Throughout history, human beings have always struggled to understand human nature, behavior and the inner workings of the mind and it was in this struggle that the seeds of modern psychology were first sown. Today, this field has developed almost beyond recognition, and has gone from near-total obscurity in the shadow of philosophy to being widely recognized in its own right and playing an important role in molding and influencing our culture and society. With its development, it has broken down once hardened attitudes and beliefs.  Illnesses and disorders that were once so untreatable as to doom those suffering from them to a difficult and lonely life are now curable and the formal methods of studying the mind pioneered by early theorists continue to prove their usefulness and merit, as we continually learn more about cognition than we ever thought possible.
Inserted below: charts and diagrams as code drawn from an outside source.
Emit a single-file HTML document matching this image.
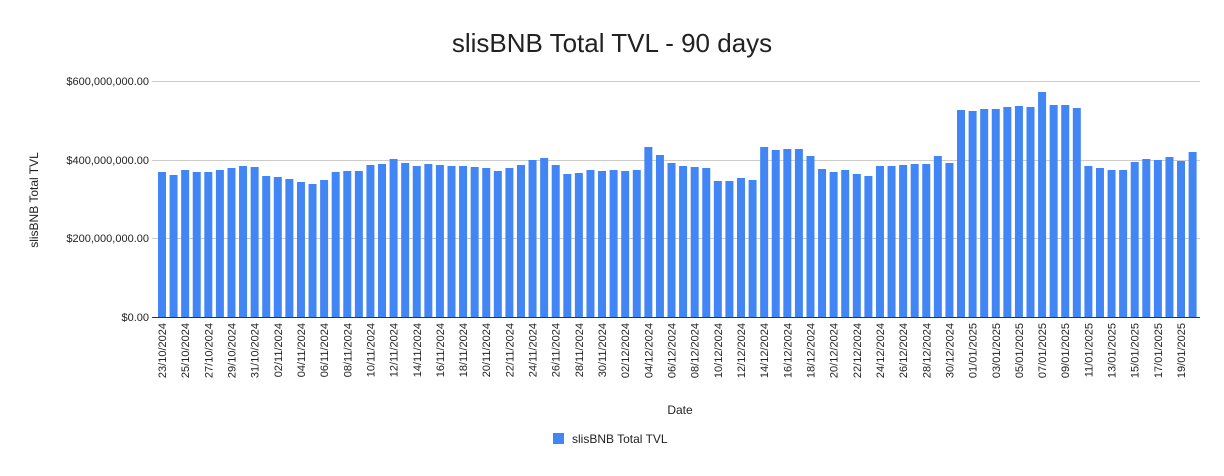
<!DOCTYPE html>
<html><head><meta charset="utf-8"><style>body{margin:0;background:#fff}</style></head>
<body>
<svg width="1224" height="471" xmlns="http://www.w3.org/2000/svg" font-family="Liberation Sans, Arial, sans-serif">
<rect width="1224" height="471" fill="#fff"/>
<text x="612" y="52" font-size="26" text-anchor="middle" fill="#222">slisBNB Total TVL - 90 days</text>
<g stroke="#cccccc" stroke-width="1">
<line x1="152" x2="1200" y1="81.5" y2="81.5"/>
<line x1="152" x2="1200" y1="160.5" y2="160.5"/>
<line x1="152" x2="1200" y1="238.5" y2="238.5"/>
</g>
<g font-size="11" fill="#222" text-anchor="end">
<text x="149" y="85">$600,000,000.00</text>
<text x="149" y="164">$400,000,000.00</text>
<text x="149" y="242">$200,000,000.00</text>
<text x="149" y="321">$0.00</text>
</g>
<text transform="translate(38,200) rotate(-90)" font-size="12" text-anchor="middle" fill="#222">slisBNB Total TVL</text>
<g transform="translate(158,0) scale(11.58,1)" fill="#4285f4">
<rect x="0" y="172" width="0.69" height="145"/>
<rect x="1" y="175" width="0.69" height="142"/>
<rect x="2" y="170" width="0.69" height="147"/>
<rect x="3" y="172" width="0.69" height="145"/>
<rect x="4" y="172" width="0.69" height="145"/>
<rect x="5" y="170" width="0.69" height="147"/>
<rect x="6" y="168" width="0.69" height="149"/>
<rect x="7" y="166" width="0.69" height="151"/>
<rect x="8" y="167" width="0.69" height="150"/>
<rect x="9" y="176" width="0.69" height="141"/>
<rect x="10" y="177" width="0.69" height="140"/>
<rect x="11" y="179" width="0.69" height="138"/>
<rect x="12" y="182" width="0.69" height="135"/>
<rect x="13" y="184" width="0.69" height="133"/>
<rect x="14" y="180" width="0.69" height="137"/>
<rect x="15" y="172" width="0.69" height="145"/>
<rect x="16" y="171" width="0.69" height="146"/>
<rect x="17" y="171" width="0.69" height="146"/>
<rect x="18" y="165" width="0.69" height="152"/>
<rect x="19" y="164" width="0.69" height="153"/>
<rect x="20" y="159" width="0.69" height="158"/>
<rect x="21" y="163" width="0.69" height="154"/>
<rect x="22" y="166" width="0.69" height="151"/>
<rect x="23" y="164" width="0.69" height="153"/>
<rect x="24" y="165" width="0.69" height="152"/>
<rect x="25" y="166" width="0.69" height="151"/>
<rect x="26" y="166" width="0.69" height="151"/>
<rect x="27" y="167" width="0.69" height="150"/>
<rect x="28" y="168" width="0.69" height="149"/>
<rect x="29" y="171" width="0.69" height="146"/>
<rect x="30" y="168" width="0.69" height="149"/>
<rect x="31" y="165" width="0.69" height="152"/>
<rect x="32" y="160" width="0.69" height="157"/>
<rect x="33" y="158" width="0.69" height="159"/>
<rect x="34" y="165" width="0.69" height="152"/>
<rect x="35" y="174" width="0.69" height="143"/>
<rect x="36" y="173" width="0.69" height="144"/>
<rect x="37" y="170" width="0.69" height="147"/>
<rect x="38" y="171" width="0.69" height="146"/>
<rect x="39" y="170" width="0.69" height="147"/>
<rect x="40" y="171" width="0.69" height="146"/>
<rect x="41" y="170" width="0.69" height="147"/>
<rect x="42" y="147" width="0.69" height="170"/>
<rect x="43" y="155" width="0.69" height="162"/>
<rect x="44" y="163" width="0.69" height="154"/>
<rect x="45" y="166" width="0.69" height="151"/>
<rect x="46" y="167" width="0.69" height="150"/>
<rect x="47" y="168" width="0.69" height="149"/>
<rect x="48" y="181" width="0.69" height="136"/>
<rect x="49" y="181" width="0.69" height="136"/>
<rect x="50" y="178" width="0.69" height="139"/>
<rect x="51" y="180" width="0.69" height="137"/>
<rect x="52" y="147" width="0.69" height="170"/>
<rect x="53" y="150" width="0.69" height="167"/>
<rect x="54" y="149" width="0.69" height="168"/>
<rect x="55" y="149" width="0.69" height="168"/>
<rect x="56" y="156" width="0.69" height="161"/>
<rect x="57" y="169" width="0.69" height="148"/>
<rect x="58" y="172" width="0.69" height="145"/>
<rect x="59" y="170" width="0.69" height="147"/>
<rect x="60" y="174" width="0.69" height="143"/>
<rect x="61" y="176" width="0.69" height="141"/>
<rect x="62" y="166" width="0.69" height="151"/>
<rect x="63" y="166" width="0.69" height="151"/>
<rect x="64" y="165" width="0.69" height="152"/>
<rect x="65" y="164" width="0.69" height="153"/>
<rect x="66" y="164" width="0.69" height="153"/>
<rect x="67" y="156" width="0.69" height="161"/>
<rect x="68" y="163" width="0.69" height="154"/>
<rect x="69" y="110" width="0.69" height="207"/>
<rect x="70" y="111" width="0.69" height="206"/>
<rect x="71" y="109" width="0.69" height="208"/>
<rect x="72" y="109" width="0.69" height="208"/>
<rect x="73" y="107" width="0.69" height="210"/>
<rect x="74" y="106" width="0.69" height="211"/>
<rect x="75" y="107" width="0.69" height="210"/>
<rect x="76" y="92" width="0.69" height="225"/>
<rect x="77" y="105" width="0.69" height="212"/>
<rect x="78" y="105" width="0.69" height="212"/>
<rect x="79" y="108" width="0.69" height="209"/>
<rect x="80" y="166" width="0.69" height="151"/>
<rect x="81" y="168" width="0.69" height="149"/>
<rect x="82" y="170" width="0.69" height="147"/>
<rect x="83" y="170" width="0.69" height="147"/>
<rect x="84" y="162" width="0.69" height="155"/>
<rect x="85" y="159" width="0.69" height="158"/>
<rect x="86" y="160" width="0.69" height="157"/>
<rect x="87" y="157" width="0.69" height="160"/>
<rect x="88" y="161" width="0.69" height="156"/>
<rect x="89" y="152" width="0.69" height="165"/>
</g>
<line x1="152" x2="1200" y1="317.5" y2="317.5" stroke="#333" stroke-width="1"/>
<g font-size="11" fill="#222" text-anchor="end">
<text transform="translate(166,323) rotate(-90)">23/10/2024</text>
<text transform="translate(189.2,323) rotate(-90)">25/10/2024</text>
<text transform="translate(212.3,323) rotate(-90)">27/10/2024</text>
<text transform="translate(235.5,323) rotate(-90)">29/10/2024</text>
<text transform="translate(258.6,323) rotate(-90)">31/10/2024</text>
<text transform="translate(281.8,323) rotate(-90)">02/11/2024</text>
<text transform="translate(305,323) rotate(-90)">04/11/2024</text>
<text transform="translate(328.1,323) rotate(-90)">06/11/2024</text>
<text transform="translate(351.3,323) rotate(-90)">08/11/2024</text>
<text transform="translate(374.4,323) rotate(-90)">10/11/2024</text>
<text transform="translate(397.6,323) rotate(-90)">12/11/2024</text>
<text transform="translate(420.8,323) rotate(-90)">14/11/2024</text>
<text transform="translate(443.9,323) rotate(-90)">16/11/2024</text>
<text transform="translate(467.1,323) rotate(-90)">18/11/2024</text>
<text transform="translate(490.2,323) rotate(-90)">20/11/2024</text>
<text transform="translate(513.4,323) rotate(-90)">22/11/2024</text>
<text transform="translate(536.6,323) rotate(-90)">24/11/2024</text>
<text transform="translate(559.7,323) rotate(-90)">26/11/2024</text>
<text transform="translate(582.9,323) rotate(-90)">28/11/2024</text>
<text transform="translate(606,323) rotate(-90)">30/11/2024</text>
<text transform="translate(629.2,323) rotate(-90)">02/12/2024</text>
<text transform="translate(652.4,323) rotate(-90)">04/12/2024</text>
<text transform="translate(675.5,323) rotate(-90)">06/12/2024</text>
<text transform="translate(698.7,323) rotate(-90)">08/12/2024</text>
<text transform="translate(721.8,323) rotate(-90)">10/12/2024</text>
<text transform="translate(745,323) rotate(-90)">12/12/2024</text>
<text transform="translate(768.2,323) rotate(-90)">14/12/2024</text>
<text transform="translate(791.3,323) rotate(-90)">16/12/2024</text>
<text transform="translate(814.5,323) rotate(-90)">18/12/2024</text>
<text transform="translate(837.6,323) rotate(-90)">20/12/2024</text>
<text transform="translate(860.8,323) rotate(-90)">22/12/2024</text>
<text transform="translate(884,323) rotate(-90)">24/12/2024</text>
<text transform="translate(907.1,323) rotate(-90)">26/12/2024</text>
<text transform="translate(930.3,323) rotate(-90)">28/12/2024</text>
<text transform="translate(953.4,323) rotate(-90)">30/12/2024</text>
<text transform="translate(976.6,323) rotate(-90)">01/01/2025</text>
<text transform="translate(999.8,323) rotate(-90)">03/01/2025</text>
<text transform="translate(1022.9,323) rotate(-90)">05/01/2025</text>
<text transform="translate(1046.1,323) rotate(-90)">07/01/2025</text>
<text transform="translate(1069.2,323) rotate(-90)">09/01/2025</text>
<text transform="translate(1092.4,323) rotate(-90)">11/01/2025</text>
<text transform="translate(1115.6,323) rotate(-90)">13/01/2025</text>
<text transform="translate(1138.7,323) rotate(-90)">15/01/2025</text>
<text transform="translate(1161.9,323) rotate(-90)">17/01/2025</text>
<text transform="translate(1185,323) rotate(-90)">19/01/2025</text>
</g>
<text x="680" y="414" font-size="12" text-anchor="middle" fill="#222">Date</text>
<rect x="553" y="433" width="11" height="11" fill="#4285f4"/>
<text x="572" y="443" font-size="12" fill="#222">slisBNB Total TVL</text>
</svg>
</body></html>
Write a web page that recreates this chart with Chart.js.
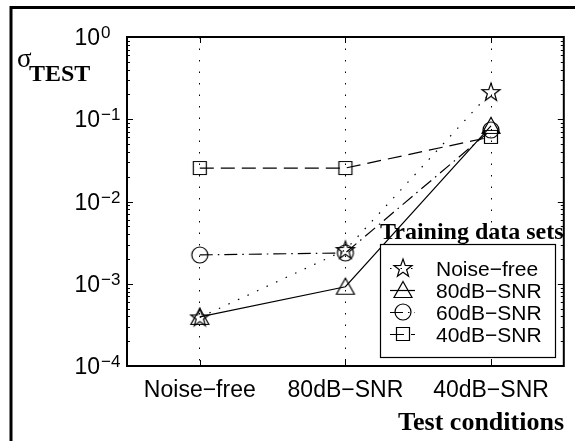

As you stand at the threshold of future academic or professional endeavors in the psychology of today, it is fitting that you’ve begun this journey by looking back, noting just how far the field has come and remembering the work of all who contributed to its progress.

Looking Forward

What will tomorrow’s psychology look like? It’s a question those in the field have asked themselves almost from its inception and is as unanswerable today as it has always been.  What we know for sure, however, is that the field of psychology will continue to grow, develop and branch out and will be used in amazing practical applications that we never imagined. Ongoing research is still yielding surprising discoveries about the treatment of various disorders and the very nature of the human mind. New realities made possible by technology are certain to have fascinating implications on the field of psychology and our lives alike.

As you turn your natural interest in human nature and behavior into concrete steps towards working in the field of psychology, you are moving towards an inspiring and richly rewarding career path.  This work will allow you to positively impact the lives of others and potentially add your own contributions to psychology’s vital and life-changing body of knowledge about the mysteries of the human mind.